The Poor Man’s Optical Effect
Sun pillars are vertical streaks of light that appear above and below a low Sun as it shines through clouds that contain ice crystals, such as the Altocumulus clouds shown here. At night, they are known as moon pillars.
The optical effect is one of the ones that are collectively described as ‘halo phenomena’, and appears on about 25 days of the year over Europe. Sun pillars are caused by the sunlight reflecting off the surface of the ice crystals. So they are rather like an aerial version of the ‘glitter paths’ that appear below the bright sun on the surface of the sea, but it is the faces of tumbling ice crystals that cause the reflections here, rather than then rippled peaks on the ocean. A pillar extending above the Sun like this fine example, spotted over Lively Ontario, looks brightest when the Sun is just below the horizon.
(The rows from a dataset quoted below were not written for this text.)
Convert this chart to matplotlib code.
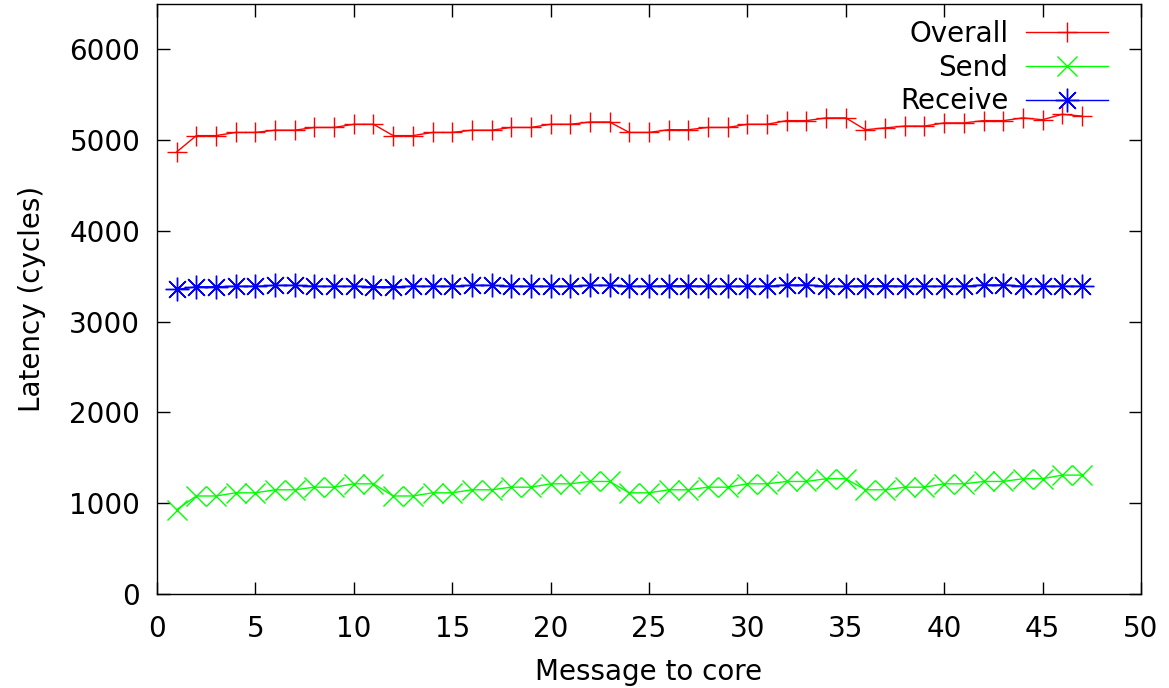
import numpy as np
import matplotlib
matplotlib.use('Agg')
from matplotlib import pyplot as plt

# данные
cores = list(range(1, 48))
overall = [4870, 5050, 5050, 5085, 5085, 5110, 5110, 5140, 5140, 5175, 5175,
           5050, 5050, 5085, 5085, 5110, 5110, 5140, 5140, 5175, 5175, 5200, 5200,
           5085, 5085, 5115, 5115, 5140, 5140, 5175, 5175, 5215, 5215, 5245, 5245,
           5115, 5135, 5155, 5155, 5190, 5190, 5215, 5215, 5245, 5225, 5285, 5265]
send = [930, 1080, 1080, 1115, 1115, 1148, 1148, 1177, 1177, 1214, 1214,
        1080, 1080, 1115, 1115, 1148, 1148, 1177, 1177, 1214, 1214, 1240, 1240,
        1115, 1115, 1148, 1148, 1177, 1177, 1214, 1214, 1240, 1240, 1270, 1270,
        1148, 1148, 1177, 1177, 1214, 1214, 1240, 1240, 1270, 1270, 1310, 1310]
receive = [3355, 3385, 3385, 3390, 3390, 3400, 3400, 3390, 3390, 3390, 3385,
           3385, 3390, 3390, 3390, 3400, 3400, 3390, 3390, 3390, 3390, 3400, 3400,
           3390, 3390, 3395, 3395, 3390, 3390, 3390, 3390, 3405, 3405, 3390, 3390,
           3395, 3395, 3390, 3390, 3390, 3390, 3405, 3405, 3390, 3390, 3390, 3390]

plt.rcParams['font.family'] = 'DejaVu Sans'
plt.rcParams['font.size'] = 20

fig = plt.figure(figsize=(11.69, 6.88), dpi=100)
ax = fig.add_axes([0.1343, 0.1366, 0.9760 - 0.1343, 0.9942 - 0.1366])

ax.plot(cores, overall, color='#ff0000', lw=1, marker='+', ms=14.5, mew=1, label='Overall')
ax.plot(cores, send, color='#00ff00', lw=1, marker='x', ms=14.5, mew=1, label='Send')
ax.plot(cores, receive, color='#0000ff', lw=1, marker=(8, 2, 0), ms=17, mew=1, label='Receive')

ax.set_xlim(0, 50)
ax.set_ylim(0, 6500)
ax.set_xticks(np.arange(0, 51, 5))
ax.set_yticks(np.arange(0, 6001, 1000))
ax.tick_params(direction='in', length=9, width=1, top=True, right=True)
ax.tick_params(axis='x', pad=15)
ax.tick_params(axis='y', pad=12)
for s in ax.spines.values():
    s.set_linewidth(1)

ax.set_xlabel('Message to core', labelpad=11)
ax.set_ylabel('Latency (cycles)', labelpad=17)

# легенда: текст справа выровнен, образец линии правее текста
ax.legend(loc='upper right', frameon=False, markerfirst=False,
          handlelength=2.95, labelspacing=0.2, borderaxespad=0, borderpad=0.4,
          handletextpad=0.65, bbox_to_anchor=(0.978, 0.9915))

fig.savefig('out.png', dpi=100)
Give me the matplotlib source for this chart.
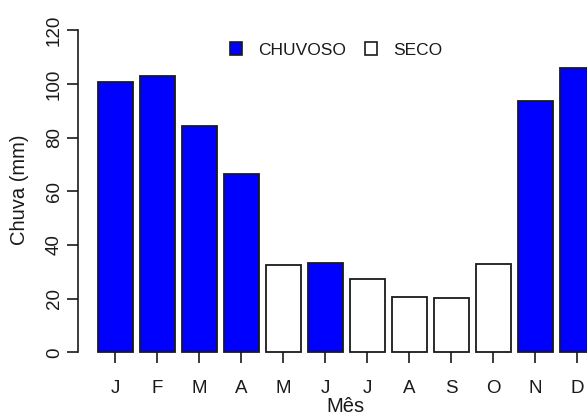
import matplotlib.pyplot as plt
from matplotlib.patches import Patch
import numpy as np

plt.rcParams['font.family'] = ['Liberation Sans', 'DejaVu Sans']

meses = ['J', 'F', 'M', 'A', 'M', 'J', 'J', 'A', 'S', 'O', 'N', 'D']
chuva = [100.8, 103.0, 84.3, 66.6, 32.6, 33.4, 27.2, 20.5, 20.3, 32.9, 93.6, 106.0]
estacao = ['CHUVOSO', 'CHUVOSO', 'CHUVOSO', 'CHUVOSO', 'SECO', 'CHUVOSO',
           'SECO', 'SECO', 'SECO', 'SECO', 'CHUVOSO', 'CHUVOSO']
cores = {'CHUVOSO': '#0000ff', 'SECO': 'white'}

W, H = 587, 416
fig = plt.figure(figsize=(W / 100, H / 100), dpi=100)
# plot region runs past the right edge (cropped like the original)
ax = fig.add_axes([77.7 / W, 1 - 365.2 / H, (615 - 77.7) / W, (365.2 - 17.4) / H])

# barplot style positions: width 1, space 0.2
x = 0.7 + 1.2 * np.arange(len(chuva))
ax.bar(x, chuva, width=1.0, color=[cores[e] for e in estacao],
       edgecolor='#1a1a1a', linewidth=1.3)

ax.set_xlim(-0.376, 14.976)
ax.set_ylim(-4.8, 124.8)

for s in ['top', 'right']:
    ax.spines[s].set_visible(False)
ax.spines['left'].set_bounds(0, 120)
ax.spines['left'].set_linewidth(1.2)
ax.spines['left'].set_color('#1a1a1a')
ax.spines['bottom'].set_position(('data', 0))
ax.spines['bottom'].set_color('none')

ax.set_yticks([0, 20, 40, 60, 80, 100, 120])
ax.set_xticks(x)
ax.set_xticklabels(meses)
ax.tick_params(axis='y', length=8, width=1.2, color='#1a1a1a', pad=2.5, labelsize=13.5,
               labelrotation=90, labelcolor='#1a1a1a')
ax.tick_params(axis='x', length=8, width=1.2, color='#1a1a1a', pad=12, labelsize=13.5,
               labelcolor='#1a1a1a')
for t in ax.get_yticklabels():
    t.set_va('center')

fig.text(20 / W, 1 - 190 / H, 'Chuva (mm)', rotation=90, ha='center', va='center',
         fontsize=14.5, color='#1a1a1a')
fig.text(345 / W, 1 - 407 / H, 'Mês', ha='center', va='center', fontsize=14.5, color='#1a1a1a')

handles = [Patch(facecolor='#0000ff', edgecolor='#1a1a1a', linewidth=1.2),
           Patch(facecolor='white', edgecolor='#1a1a1a', linewidth=1.2)]
ax.legend(handles, ['CHUVOSO', 'SECO'], ncol=2, frameon=False, fontsize=12.5,
          labelcolor='#1a1a1a',
          loc='center', bbox_to_anchor=((336 - 77.7) / (615 - 77.7), (365.2 - 50) / 347.8),
          handlelength=0.7, handleheight=0.7, handletextpad=0.9, columnspacing=1.1)

fig.savefig('out.png', dpi=100)
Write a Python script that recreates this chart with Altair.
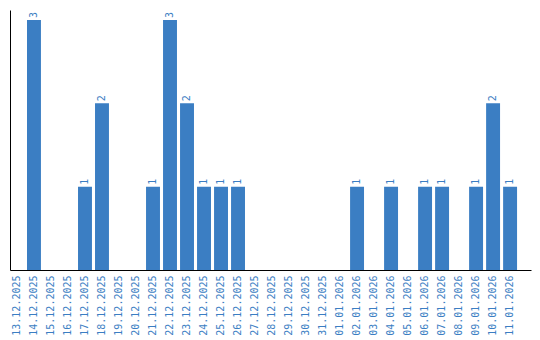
import altair as alt
import pandas as pd

dates = ["13.12.2025", "14.12.2025", "15.12.2025", "16.12.2025", "17.12.2025",
         "18.12.2025", "19.12.2025", "20.12.2025", "21.12.2025", "22.12.2025",
         "23.12.2025", "24.12.2025", "25.12.2025", "26.12.2025", "27.12.2025",
         "28.12.2025", "29.12.2025", "30.12.2025", "31.12.2025", "01.01.2026",
         "02.01.2026", "03.01.2026", "04.01.2026", "05.01.2026", "06.01.2026",
         "07.01.2026", "08.01.2026", "09.01.2026", "10.01.2026", "11.01.2026"]
counts = [0, 3, 0, 0, 1, 2, 0, 0, 1, 3, 2, 1, 1, 1, 0,
          0, 0, 0, 0, 0, 1, 0, 1, 0, 1, 1, 0, 1, 2, 1]

df = pd.DataFrame({"date": dates, "count": counts})
BLUE = "#3b7ec3"
FONT = "DejaVu Sans Mono"

x = alt.X("date:N", sort=dates,
          scale=alt.Scale(paddingInner=0.18, paddingOuter=0.41, align=0),
          axis=alt.Axis(title=None, labelAngle=-90, ticks=False, labelPadding=5,
                        labelColor=BLUE, labelFont=FONT, labelFontSize=10,
                        domainColor="black", domainWidth=1))
y = alt.Y("count:Q", scale=alt.Scale(domain=[0, 3.12], nice=False),
          axis=alt.Axis(title=None, labels=False, ticks=False, grid=False,
                        domainColor="black", domainWidth=1))

bars = alt.Chart(df).mark_bar(color=BLUE).encode(x=x, y=y)
text = alt.Chart(df).transform_filter("datum.count > 0").mark_text(
    angle=270, align="left", baseline="middle", dx=2, color=BLUE,
    font=FONT, fontSize=10).encode(x=x, y=y, text="count:Q")

chart = (bars + text).properties(
    width=521, height=260,
    autosize=alt.AutoSizeParams(type="none"),
    padding={"left": 10, "top": 10, "right": 9, "bottom": 70},
).configure_view(stroke=None)

chart.save("out.html", embed_options={"renderer": "svg", "actions": False})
Most of the other the arcs, rings and spots of light that are called halo phenomena only appear when the clouds’ crystals are optically pure, regularly shaped and neatly aligned. But this is not the case for sun pillars. They are like a poor man’s halo phenomenon, for they appear when cloud crystals aren’t so exquisitely refined. Since the sunlight needs only to glance off a surface of the crystals, they can be rough, irregular and jumbled.
© Photograph Paul Laplante.
Latching onto Paul’s shot of the sun pillar posted here on 7 October 2009, here is a newly released NASA APOD photo for comparison. It shows two pillars, but not of the sun pillar type, rather pillars occuring at night – and at ground level in this instance. The location is in Latvia and taken in the same year.